* _Direction_
Quote every line of the data below as it stands, omitting pictures.

* _Material for the task_
======
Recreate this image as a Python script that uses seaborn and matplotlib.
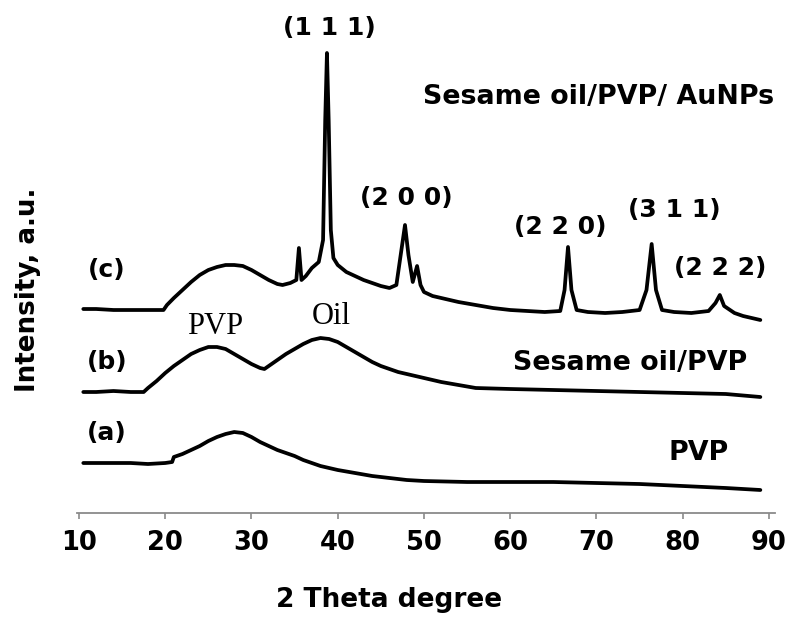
import matplotlib
matplotlib.use("Agg")
import matplotlib.pyplot as plt
import seaborn as sns
import pandas as pd

# ---- data (2theta in degrees, intensity in a.u. above each trace's baseline) ----
two_theta_a = [10.5, 12, 14, 16, 18, 20, 20.8, 21, 22, 23, 24, 25, 26, 27, 28, 29, 30, 31,
               32, 33, 34, 35, 36, 38, 40, 42, 44, 46, 48, 50, 55, 60, 65, 70, 75, 80, 85, 89]
intensity_a = [0, 0, 0, 0, -1, 0, 1, 6, 9, 13, 17, 22, 26, 29, 31, 30, 26, 21,
               17, 13, 10, 7, 3, -3, -7, -10, -13, -15, -17, -18, -19, -19, -19, -20, -21, -23, -25, -27]

two_theta_b = [10.5, 12, 14, 16, 17.5, 18, 19, 20, 21, 22, 23, 24, 25, 26, 27, 28, 29, 30,
               31, 31.5, 32, 33, 34, 35, 36, 37, 38, 39, 40, 41, 42, 43, 44, 45, 46, 47,
               48, 49, 50, 52, 54, 56, 60, 65, 70, 75, 80, 85, 89]
intensity_b = [0, 0, 1, 0, 0, 4, 11, 19, 26, 32, 38, 42, 45, 45, 43, 38, 33, 28,
               24, 23, 26, 32, 38, 43, 48, 52, 54, 53, 50, 45, 40, 35, 30, 26, 23, 20,
               18, 16, 14, 10, 7, 4, 3, 2, 1, 0, -1, -2, -5]

two_theta_c = [10.5, 12, 14, 16, 18, 19.8, 20.2, 21, 22, 23, 24, 25, 26, 27, 28, 29, 30,
               31, 32, 33, 33.6, 34.5, 35.2, 35.5, 35.8, 36.3, 37, 37.8, 38.3, 38.55, 38.75,
               38.95, 39.2, 39.5, 40, 41, 42, 43, 44, 45, 46, 46.8, 47.3, 47.8, 48.2, 48.7,
               49.2, 49.6, 50, 51, 52, 54, 56, 58, 60, 62, 64, 65.8, 66.3, 66.7, 67.1, 67.7,
               69, 71, 73, 75, 75.8, 76.4, 76.9, 77.6, 79, 81, 83, 83.8, 84.3, 84.8, 86, 87,
               88, 89]
intensity_c = [1, 1, 0, 0, 0, 0, 5, 12, 20, 28, 35, 40, 43, 45, 45, 44, 40,
               35, 30, 26, 25, 27, 30, 62, 30, 34, 42, 48, 70, 190, 257,
               190, 80, 52, 45, 38, 34, 30, 27, 24, 22, 25, 55, 85, 55, 28,
               44, 25, 18, 14, 12, 8, 5, 2, 0, -1, -2, -1, 20, 63, 20, 0,
               -2, -3, -2, 0, 20, 66, 20, 0, -2, -3, -1, 7, 15, 4, -3, -6,
               -8, -10]

trace_names = ["(a)", "(b)", "(c)"]
trace_offsets = [50, 121, 203]

frames = []
for name, tt, inten, off in zip(trace_names,
                                [two_theta_a, two_theta_b, two_theta_c],
                                [intensity_a, intensity_b, intensity_c],
                                trace_offsets):
    frames.append(pd.DataFrame({"two_theta": tt,
                                "intensity": [v + off for v in inten],
                                "trace": name}))
df = pd.concat(frames, ignore_index=True)

sns.set_style("white")
plt.rcParams["font.family"] = ["DejaVu Sans"]
plt.rcParams["text.color"] = "black"
plt.rcParams["xtick.color"] = "black"
plt.rcParams["axes.labelcolor"] = "black"

fig = plt.figure(figsize=(7.9, 6.19), dpi=100)
ax = fig.add_axes([77 / 790, 1 - 513 / 619, 698 / 790, 513 / 619])

sns.lineplot(data=df, x="two_theta", y="intensity", hue="trace", units="trace",
             estimator=None, palette=["black"] * 3, linewidth=2.7, legend=False, ax=ax)

ax.set_xlim(9.77, 90.7)
ax.set_ylim(0, 513)
ax.set_xticks([10, 20, 30, 40, 50, 60, 70, 80, 90])
ax.set_xticklabels(["10", "20", "30", "40", "50", "60", "70", "80", "90"],
                   fontsize=18.5, fontweight="bold", color="black")
ax.set_yticks([])
for s in ["left", "top", "right"]:
    ax.spines[s].set_visible(False)
ax.spines["bottom"].set_color("#8a8a8a")
ax.spines["bottom"].set_linewidth(1.3)
ax.tick_params(axis="x", direction="out", length=4, width=1.2, color="#8a8a8a",
               labelcolor="black", pad=8, bottom=True)

ax.set_xlabel("")
ax.set_ylabel("")
fig.text(389 / 790, 1 - 600 / 619, "2 Theta degree", fontsize=19, fontweight="bold",
         ha="center", va="center", color="black")
fig.text(28 / 790, 1 - 290 / 619, "Intensity, a.u.", fontsize=18.8, fontweight="bold",
         ha="center", va="center", rotation=90, color="black")

bold = dict(fontsize=18, fontweight="bold", ha="center", va="center", color="black")
ax.text(39.0, 485, "(1 1 1)", **bold)
ax.text(48.0, 315, "(2 0 0)", **bold)
ax.text(65.8, 286, "(2 2 0)", **bold)
ax.text(79.0, 303, "(3 1 1)", **bold)
ax.text(84.4, 245, "(2 2 2)", **bold)
ax.text(13.25, 243, "(c)", **bold)
ax.text(13.25, 151, "(b)", **bold)
ax.text(13.25, 80, "(a)", **bold)

ax.text(49.9, 416, "Sesame oil/PVP/ AuNPs", fontsize=19.4, fontweight="bold",
        ha="left", va="center", color="black")
ax.text(87.45, 150, "Sesame oil/PVP", fontsize=19.4, fontweight="bold",
        ha="right", va="center", color="black")
ax.text(81.8, 60, "PVP", fontsize=19.4, fontweight="bold", ha="center", va="center",
        color="black")

serif = dict(fontsize=22, family=["Liberation Serif", "DejaVu Serif"], ha="center",
             va="center", color="black")
ax.text(25.8, 186, "PVP", **serif)
ax.text(39.3, 196, "Oil", **serif)

fig.savefig("out.png", dpi=100)
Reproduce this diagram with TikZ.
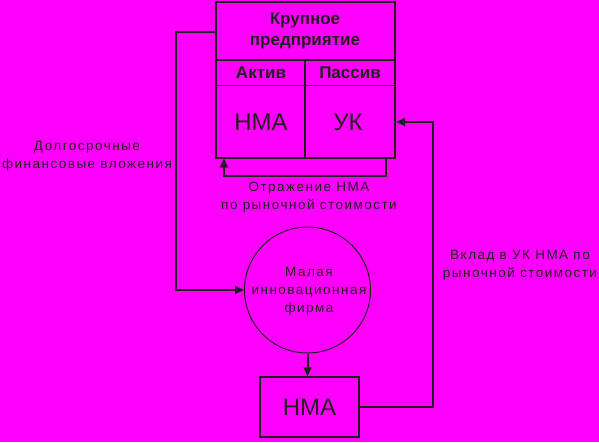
======
* _Task output_
Recreate this image as a Python script that uses seaborn and matplotlib.
import matplotlib
matplotlib.use("Agg")
import matplotlib.pyplot as plt
import seaborn as sns
import pandas as pd

# ---- data (2theta in degrees, intensity in a.u. above each trace's baseline) ----
two_theta_a = [10.5, 12, 14, 16, 18, 20, 20.8, 21, 22, 23, 24, 25, 26, 27, 28, 29, 30, 31,
               32, 33, 34, 35, 36, 38, 40, 42, 44, 46, 48, 50, 55, 60, 65, 70, 75, 80, 85, 89]
intensity_a = [0, 0, 0, 0, -1, 0, 1, 6, 9, 13, 17, 22, 26, 29, 31, 30, 26, 21,
               17, 13, 10, 7, 3, -3, -7, -10, -13, -15, -17, -18, -19, -19, -19, -20, -21, -23, -25, -27]

two_theta_b = [10.5, 12, 14, 16, 17.5, 18, 19, 20, 21, 22, 23, 24, 25, 26, 27, 28, 29, 30,
               31, 31.5, 32, 33, 34, 35, 36, 37, 38, 39, 40, 41, 42, 43, 44, 45, 46, 47,
               48, 49, 50, 52, 54, 56, 60, 65, 70, 75, 80, 85, 89]
intensity_b = [0, 0, 1, 0, 0, 4, 11, 19, 26, 32, 38, 42, 45, 45, 43, 38, 33, 28,
               24, 23, 26, 32, 38, 43, 48, 52, 54, 53, 50, 45, 40, 35, 30, 26, 23, 20,
               18, 16, 14, 10, 7, 4, 3, 2, 1, 0, -1, -2, -5]

two_theta_c = [10.5, 12, 14, 16, 18, 19.8, 20.2, 21, 22, 23, 24, 25, 26, 27, 28, 29, 30,
               31, 32, 33, 33.6, 34.5, 35.2, 35.5, 35.8, 36.3, 37, 37.8, 38.3, 38.55, 38.75,
               38.95, 39.2, 39.5, 40, 41, 42, 43, 44, 45, 46, 46.8, 47.3, 47.8, 48.2, 48.7,
               49.2, 49.6, 50, 51, 52, 54, 56, 58, 60, 62, 64, 65.8, 66.3, 66.7, 67.1, 67.7,
               69, 71, 73, 75, 75.8, 76.4, 76.9, 77.6, 79, 81, 83, 83.8, 84.3, 84.8, 86, 87,
               88, 89]
intensity_c = [1, 1, 0, 0, 0, 0, 5, 12, 20, 28, 35, 40, 43, 45, 45, 44, 40,
               35, 30, 26, 25, 27, 30, 62, 30, 34, 42, 48, 70, 190, 257,
               190, 80, 52, 45, 38, 34, 30, 27, 24, 22, 25, 55, 85, 55, 28,
               44, 25, 18, 14, 12, 8, 5, 2, 0, -1, -2, -1, 20, 63, 20, 0,
               -2, -3, -2, 0, 20, 66, 20, 0, -2, -3, -1, 7, 15, 4, -3, -6,
               -8, -10]

trace_names = ["(a)", "(b)", "(c)"]
trace_offsets = [50, 121, 203]

frames = []
for name, tt, inten, off in zip(trace_names,
                                [two_theta_a, two_theta_b, two_theta_c],
                                [intensity_a, intensity_b, intensity_c],
                                trace_offsets):
    frames.append(pd.DataFrame({"two_theta": tt,
                                "intensity": [v + off for v in inten],
                                "trace": name}))
df = pd.concat(frames, ignore_index=True)

sns.set_style("white")
plt.rcParams["font.family"] = ["DejaVu Sans"]
plt.rcParams["text.color"] = "black"
plt.rcParams["xtick.color"] = "black"
plt.rcParams["axes.labelcolor"] = "black"

fig = plt.figure(figsize=(7.9, 6.19), dpi=100)
ax = fig.add_axes([77 / 790, 1 - 513 / 619, 698 / 790, 513 / 619])

sns.lineplot(data=df, x="two_theta", y="intensity", hue="trace", units="trace",
             estimator=None, palette=["black"] * 3, linewidth=2.7, legend=False, ax=ax)

ax.set_xlim(9.77, 90.7)
ax.set_ylim(0, 513)
ax.set_xticks([10, 20, 30, 40, 50, 60, 70, 80, 90])
ax.set_xticklabels(["10", "20", "30", "40", "50", "60", "70", "80", "90"],
                   fontsize=18.5, fontweight="bold", color="black")
ax.set_yticks([])
for s in ["left", "top", "right"]:
    ax.spines[s].set_visible(False)
ax.spines["bottom"].set_color("#8a8a8a")
ax.spines["bottom"].set_linewidth(1.3)
ax.tick_params(axis="x", direction="out", length=4, width=1.2, color="#8a8a8a",
               labelcolor="black", pad=8, bottom=True)

ax.set_xlabel("")
ax.set_ylabel("")
fig.text(389 / 790, 1 - 600 / 619, "2 Theta degree", fontsize=19, fontweight="bold",
         ha="center", va="center", color="black")
fig.text(28 / 790, 1 - 290 / 619, "Intensity, a.u.", fontsize=18.8, fontweight="bold",
         ha="center", va="center", rotation=90, color="black")

bold = dict(fontsize=18, fontweight="bold", ha="center", va="center", color="black")
ax.text(39.0, 485, "(1 1 1)", **bold)
ax.text(48.0, 315, "(2 0 0)", **bold)
ax.text(65.8, 286, "(2 2 0)", **bold)
ax.text(79.0, 303, "(3 1 1)", **bold)
ax.text(84.4, 245, "(2 2 2)", **bold)
ax.text(13.25, 243, "(c)", **bold)
ax.text(13.25, 151, "(b)", **bold)
ax.text(13.25, 80, "(a)", **bold)

ax.text(49.9, 416, "Sesame oil/PVP/ AuNPs", fontsize=19.4, fontweight="bold",
        ha="left", va="center", color="black")
ax.text(87.45, 150, "Sesame oil/PVP", fontsize=19.4, fontweight="bold",
        ha="right", va="center", color="black")
ax.text(81.8, 60, "PVP", fontsize=19.4, fontweight="bold", ha="center", va="center",
        color="black")

serif = dict(fontsize=22, family=["Liberation Serif", "DejaVu Serif"], ha="center",
             va="center", color="black")
ax.text(25.8, 186, "PVP", **serif)
ax.text(39.3, 196, "Oil", **serif)

fig.savefig("out.png", dpi=100)
Reproduce this diagram with TikZ.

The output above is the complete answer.